Yoshida Shigeru, Japan’s prime minister in 1951, seemed to have been reluctant to attend the Peace Conference in San Francisco, not because he was opposed to the Peace Treaty itself but because he was opposed to the bilateral U.S.-Japan security treaty which the United States made an absolute condition for Japan to sign concurrently in order to obtain the country’s sovereignty through the Peace Treaty. It was an inequitable security treaty that subordinated Japan. In reality, the primary purpose of the security treaty was to project U.S. power in Asia all the way to the Middle East by allowing the United States to station its troops in bases in Japan including Okinawa. Although the Treaty stated “to deter armed attack upon Japan”26 by external threats, in fact, by allowing the U.S. troops to station in bases in Japan, Japan would have had to face external threats such as the Soviet Union, which it would not have had to face without the presence of the U.S. troops.27 “It integrated Japan into the anticommunist camp and simultaneously created a permanent structure of U.S. control over Japan.”28 In short, Yoshida knew that Japan would gain independence and softened wartime reparation treatment by the Peace Treaty but at the same time would face subordination by the Security Treaty.

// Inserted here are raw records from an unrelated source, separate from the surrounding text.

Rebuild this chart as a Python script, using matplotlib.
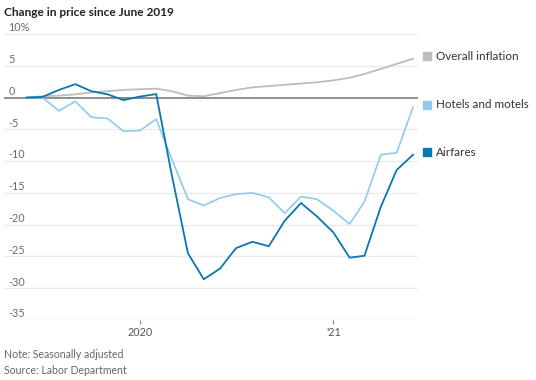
import matplotlib
matplotlib.use('Agg')
import matplotlib.pyplot as plt
import matplotlib.transforms as mtransforms
import pandas as pd

# ----- DATA -----
months = pd.date_range('2019-06-01', '2021-06-01', freq='MS')

overall_inflation = [0.0, 0.2, 0.3, 0.5, 0.8, 1.0, 1.2, 1.3, 1.4, 1.0, 0.3, 0.2, 0.7,
                     1.2, 1.6, 1.8, 2.0, 2.2, 2.4, 2.7, 3.1, 3.7, 4.5, 5.3, 6.1]
hotels_motels = [0.0, 0.0, -2.1, -0.6, -3.1, -3.3, -5.3, -5.2, -3.4, -9.6, -16.0, -17.0, -15.8,
                 -15.2, -15.0, -15.7, -18.2, -15.6, -16.0, -17.8, -19.9, -16.4, -9.0, -8.7, -1.5]
airfares = [0.0, 0.1, 1.2, 2.1, 1.0, 0.5, -0.4, 0.15, 0.55, -12.0, -24.5, -28.6, -26.9,
            -23.7, -22.7, -23.4, -19.4, -16.6, -18.7, -21.2, -25.2, -24.9, -17.2, -11.4, -9.0]

series_names = ['Overall inflation', 'Hotels and motels', 'Airfares']
series_colors = ['#bdbdbd', '#8ecbef', '#0a77b0']
y_ticks = [10, 5, 0, -5, -10, -15, -20, -25, -30, -35]
x_tick_dates = [pd.Timestamp('2020-01-01'), pd.Timestamp('2021-01-01')]
x_tick_labels = ['2020', "'21"]

# ----- PLOT -----
plt.rcParams['font.family'] = ['Lato', 'DejaVu Sans']

fig = plt.figure(figsize=(5.36, 3.80), dpi=100)
ax = fig.add_axes([0.0075, 0.158, 0.772, 0.7526])

for v in y_ticks:
    if v == 0:
        continue
    ax.axhline(v, color='#ebebeb', lw=1.0, zorder=1)
ax.axhline(0, color='#7a7a7a', lw=1.2, zorder=2)

all_series = [overall_inflation, hotels_motels, airfares]
widths = [1.3, 1.2, 1.3]
for vals, col, w in zip(all_series, series_colors, widths):
    ax.plot(months, vals, color=col, lw=w, zorder=3)

ax.set_ylim(-35, 10)
ax.set_xlim(pd.Timestamp('2019-04-19'), pd.Timestamp('2021-06-10'))

for s in ax.spines.values():
    s.set_visible(False)
ax.set_yticks([])
ax.set_xticks(x_tick_dates)
ax.set_xticklabels(x_tick_labels, fontsize=7.8, color='#555555')
ax.tick_params(axis='x', length=3, width=0.8, color='#888888', pad=2)

# y labels sit just above the gridlines
trans_y = mtransforms.blended_transform_factory(ax.transAxes, ax.transData)
for v in y_ticks:
    lab = f'{v}%' if v == 10 else str(v)
    ax.text(0.01, v + 0.1, lab, transform=trans_y, fontsize=7.8, color='#6a6a6a',
            ha='left', va='bottom')

# end labels
for name, col, vals in zip(series_names, series_colors, all_series):
    y = vals[-1] + 0.4
    ax.plot([1.023], [y], marker='s', ms=5.5, color=col, transform=trans_y, clip_on=False)
    ax.text(1.045, y, name, transform=trans_y, fontsize=8.4, color='#333333',
            ha='left', va='center')

fig.text(0.008, 0.968, 'Change in price since June 2019', fontsize=8.6, fontweight='bold',
         color='#222222', ha='left', va='center')
fig.text(0.008, 0.066, 'Note: Seasonally adjusted', fontsize=7.6, color='#666666',
         ha='left', va='center')
fig.text(0.008, 0.026, 'Source: Labor Department', fontsize=7.6, color='#666666',
         ha='left', va='center')

fig.savefig('out.png', dpi=100)
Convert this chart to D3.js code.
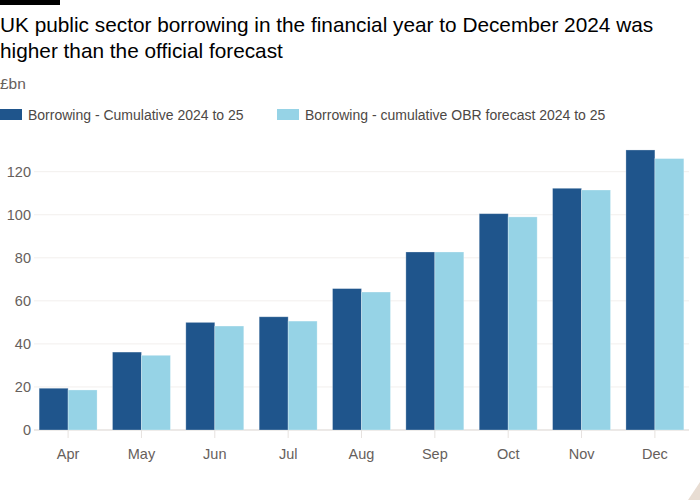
<!DOCTYPE html>
<html>
<head>
<meta charset="utf-8">
<script src="https://cdn.jsdelivr.net/npm/d3@7"></script>
<style>
  html, body { margin: 0; padding: 0; background: #ffffff; }
  svg { display: block; }
</style>
</head>
<body>
<svg id="chart" width="700" height="500"></svg>
<script>
const months = ["Apr", "May", "Jun", "Jul", "Aug", "Sep", "Oct", "Nov", "Dec"];
const borrowing = [19.4, 36.2, 50.0, 52.6, 65.7, 82.7, 100.5, 112.3, 130.1];
const obrForecast = [18.6, 34.7, 48.3, 50.6, 64.1, 82.7, 99.0, 111.5, 126.1];
const yTicks = [0, 20, 40, 60, 80, 100, 120];
const seriesNames = ["Borrowing - Cumulative 2024 to 25", "Borrowing - cumulative OBR forecast 2024 to 25"];
const seriesColors = ["#1f558c", "#96d3e6"];

const font = "'Liberation Sans', Arial, sans-serif";
const svg = d3.select("#chart");

// top black bar
svg.append("rect").attr("x", 0).attr("y", 0).attr("width", 60).attr("height", 5).attr("fill", "#000");

// title
const title = svg.append("text").attr("font-family", font).attr("font-size", 20.8).attr("fill", "#000");
title.append("tspan").attr("x", 0).attr("y", 32).text("UK public sector borrowing in the financial year to December 2024 was");
title.append("tspan").attr("x", 0).attr("y", 58).text("higher than the official forecast");

svg.append("text").attr("x", 0).attr("y", 89).attr("font-family", font).attr("font-size", 15.5)
  .attr("fill", "#66605c").text("£bn");

// legend
const legendX = [0, 277];
seriesNames.forEach((name, i) => {
  svg.append("rect").attr("x", legendX[i]).attr("y", 109).attr("width", 22).attr("height", 11)
    .attr("fill", seriesColors[i]);
  svg.append("text").attr("x", legendX[i] + 28).attr("y", 120).attr("font-family", font)
    .attr("font-size", 14).attr("fill", "#4d4845").text(name);
});

const y = d3.scaleLinear().domain([0, 120]).range([430, 171.7]);
const x = d3.scaleBand().domain(months).range([34, 689]).paddingInner(0.21).paddingOuter(0.07);
const xs = d3.scaleBand().domain([0, 1]).range([0, x.bandwidth()]);

// gridlines
svg.append("g").selectAll("line").data(yTicks).join("line")
  .attr("x1", 34).attr("x2", 689)
  .attr("y1", d => y(d)).attr("y2", d => y(d))
  .attr("stroke", d => d === 0 ? "#e6e2df" : "#f2efed").attr("stroke-width", d => d === 0 ? 1.5 : 1);

// y labels
const yAxis = d3.axisLeft(y).tickValues(yTicks).tickSize(0).tickPadding(0);
const gy = svg.append("g").attr("transform", "translate(31,0)").call(yAxis);
gy.select(".domain").remove();
gy.selectAll("text").attr("font-family", font).attr("font-size", 14.5).attr("fill", "#66605c");

// bars
const series = [borrowing, obrForecast];
series.forEach((vals, si) => {
  svg.append("g").selectAll("rect").data(months).join("rect")
    .attr("x", (m) => x(m) + xs(si))
    .attr("width", xs.bandwidth())
    .attr("y", (m, i) => y(vals[i]))
    .attr("height", (m, i) => y(0) - y(vals[i]))
    .attr("fill", seriesColors[si])
    .attr("stroke", "rgba(255,255,255,0.35)")
    .attr("stroke-width", 0.8);
});

// x axis
const xAxis = d3.axisBottom(x).tickSize(8).tickPadding(11);
const gx = svg.append("g").attr("transform", "translate(0,430)").call(xAxis);
gx.select(".domain").remove();
gx.selectAll(".tick line").attr("stroke", "#e6e2df");
gx.selectAll("text").attr("font-family", font).attr("font-size", 14.5).attr("fill", "#66605c");

// corner decoration
svg.append("path").attr("d", "M700,482 L700,500 L688,500 Z").attr("fill", "#e8ddd3");
</script>
</body>
</html>
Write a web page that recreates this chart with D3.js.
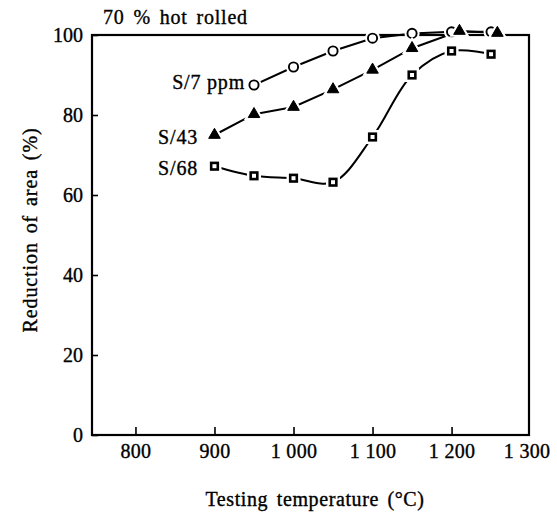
<!DOCTYPE html>
<html>
<head>
<meta charset="utf-8">
<script src="https://cdn.jsdelivr.net/npm/d3@7"></script>
<style>
  html, body { margin: 0; padding: 0; background: #fff; }
  svg { display: block; }
  text { font-family: "Liberation Serif", "DejaVu Serif", serif; fill: #000; stroke: #000; stroke-width: 0.35px; }
</style>
</head>
<body>
<svg id="chart" width="557" height="515"></svg>
<script>
// Reduction of area vs. testing temperature, 70 % hot rolled steel, three sulfur levels
const xTicks = [800, 900, 1000, 1100, 1200, 1300];
const xTickLabels = ["800", "900", "1 000", "1 100", "1 200", "1 300"];
const yTicks = [0, 20, 40, 60, 80, 100];

const s7Temp  = [950, 1000, 1050, 1100, 1150, 1200, 1250];
const s7Value = [87.5, 92, 96, 99.2, 100.4, 100.8, 100.8];

const s43Temp  = [900, 950, 1000, 1050, 1100, 1150, 1210, 1258];
const s43Value = [75, 80.2, 82, 86.4, 91.3, 96.7, 101, 100.5];

const s68Temp  = [900, 950, 1000, 1050, 1100, 1150, 1200, 1250];
const s68Value = [67.2, 64.8, 64.2, 63.2, 74.5, 90, 96, 95.2];

const seriesLabels = ["S/7 ppm", "S/43", "S/68"];

const svg = d3.select("#chart");
const plotL = 92, plotR = 529, plotT = 35, plotB = 435;
const FS = 20;

const x = d3.scaleLinear().domain([745, 1298]).range([plotL, plotR]);
const y = d3.scaleLinear().domain([0, 100]).range([plotB, plotT]);

const zip = (a, b) => a.map((t, i) => [t, b[i]]);
const s7 = zip(s7Temp, s7Value);
const s43 = zip(s43Temp, s43Value);
const s68 = zip(s68Temp, s68Value);

// frame
svg.append("rect")
  .attr("x", plotL).attr("y", plotT)
  .attr("width", plotR - plotL).attr("height", plotB - plotT)
  .attr("fill", "none").attr("stroke", "#000").attr("stroke-width", 2.2);

// bottom axis, ticks pointing inward
const xAxis = svg.append("g")
  .attr("transform", `translate(0,${plotB})`)
  .call(d3.axisBottom(x).tickValues(xTicks)
    .tickFormat((d) => xTickLabels[xTicks.indexOf(d)])
    .tickSizeInner(-8).tickSizeOuter(0).tickPadding(9));
xAxis.select(".domain").remove();
xAxis.selectAll("line").attr("stroke-width", 1.6)
  .filter(d => d > 1298).remove();
xAxis.selectAll("text").attr("font-size", FS).attr("font-family", null)
  .attr("letter-spacing", 0.3)
  .filter(d => d === 1300).attr("dx", -4);

// left axis, ticks pointing inward
const yAxis = svg.append("g")
  .attr("transform", `translate(${plotL},0)`)
  .call(d3.axisLeft(y).tickValues(yTicks)
    .tickSizeInner(-6).tickSizeOuter(0).tickPadding(9));
yAxis.select(".domain").remove();
yAxis.selectAll("line").attr("stroke-width", 1.6);
yAxis.selectAll("text").attr("font-size", FS).attr("font-family", null);
xAxis.attr("font-family", null);
yAxis.attr("font-family", null);

// axis titles
svg.append("text")
  .attr("x", 315).attr("y", 506)
  .attr("text-anchor", "middle").attr("font-size", FS)
  .attr("letter-spacing", 0.6).attr("word-spacing", 3)
  .text("Testing temperature (°C)");
svg.append("text")
  .attr("transform", "translate(37,230) rotate(-90)")
  .attr("text-anchor", "middle").attr("font-size", FS)
  .attr("letter-spacing", 0.9).attr("word-spacing", 3)
  .text("Reduction of area (%)");
svg.append("text")
  .attr("x", 103).attr("y", 24)
  .attr("font-size", FS)
  .attr("letter-spacing", 0.8).attr("word-spacing", 3)
  .text("70 % hot rolled");

// connecting lines
const straight = d3.line().x(d => x(d[0])).y(d => y(d[1]));
const smooth = d3.line().x(d => x(d[0])).y(d => y(d[1])).curve(d3.curveCatmullRom.alpha(0.5));

const g = svg.append("g");
g.append("path").attr("d", straight(s7)).attr("fill", "none").attr("stroke", "#000").attr("stroke-width", 2);
g.append("path").attr("d", straight(s43)).attr("fill", "none").attr("stroke", "#000").attr("stroke-width", 2);
g.append("path").attr("d", smooth(s68)).attr("fill", "none").attr("stroke", "#000").attr("stroke-width", 2);

// markers with a white halo so the lines stop short of each symbol
const tri = d3.symbol().type(d3.symbolTriangle).size(58);

function markers(data, drawFn) {
  const m = svg.append("g");
  data.forEach(d => drawFn(m, x(d[0]), y(d[1])));
}

markers(s7, (m, cx, cy) => {
  m.append("circle").attr("cx", cx).attr("cy", cy).attr("r", 4.6)
    .attr("fill", "#fff").attr("stroke", "#fff").attr("stroke-width", 6);
  m.append("circle").attr("cx", cx).attr("cy", cy).attr("r", 4.6)
    .attr("fill", "#fff").attr("stroke", "#000").attr("stroke-width", 1.9);
});

markers(s43, (m, cx, cy) => {
  m.append("path").attr("d", tri).attr("transform", `translate(${cx},${cy})`)
    .attr("fill", "#fff").attr("stroke", "#fff").attr("stroke-width", 5);
  m.append("path").attr("d", tri).attr("transform", `translate(${cx},${cy})`)
    .attr("fill", "#000").attr("stroke", "#000").attr("stroke-width", 1);
});

markers(s68, (m, cx, cy) => {
  m.append("rect").attr("x", cx - 4).attr("y", cy - 4).attr("width", 8).attr("height", 8)
    .attr("fill", "#fff").attr("stroke", "#fff").attr("stroke-width", 6);
  m.append("rect").attr("x", cx - 3.3).attr("y", cy - 3.3).attr("width", 6.6).attr("height", 6.6)
    .attr("fill", "#fff").attr("stroke", "#000").attr("stroke-width", 2.6);
});

// series labels
const labelPos = [[245, 89], [198, 144], [198, 175]];
labelPos.forEach(([lx, ly], i) => {
  svg.append("text")
    .attr("x", lx).attr("y", ly)
    .attr("text-anchor", "end").attr("font-size", FS)
    .attr("letter-spacing", 0.8)
    .text(seriesLabels[i]);
});
</script>
</body>
</html>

Continuity of Prewar Ideology in Japanese Politics
So far, I have explained how the U.S. postwar settlement with Japan was reversed and softened in the face of the Cold War, how such policy failed to cleanse Japan’s prewar ideology based upon the emperor system and, how it complicated the understanding by the Japanese people of their country’s war responsibility as a wartime aggressor. In fact, the continuity of the prewar ideology and incomplete sense of guilt as an aggressor could be observed in many aspects of the postwar Japanese domestic politics. This was greatly because “Washington restored to power many of the old conservative guard who had guided Japan’s imperial policies”29 by releasing them from Sugamo Prison in Tokyo30.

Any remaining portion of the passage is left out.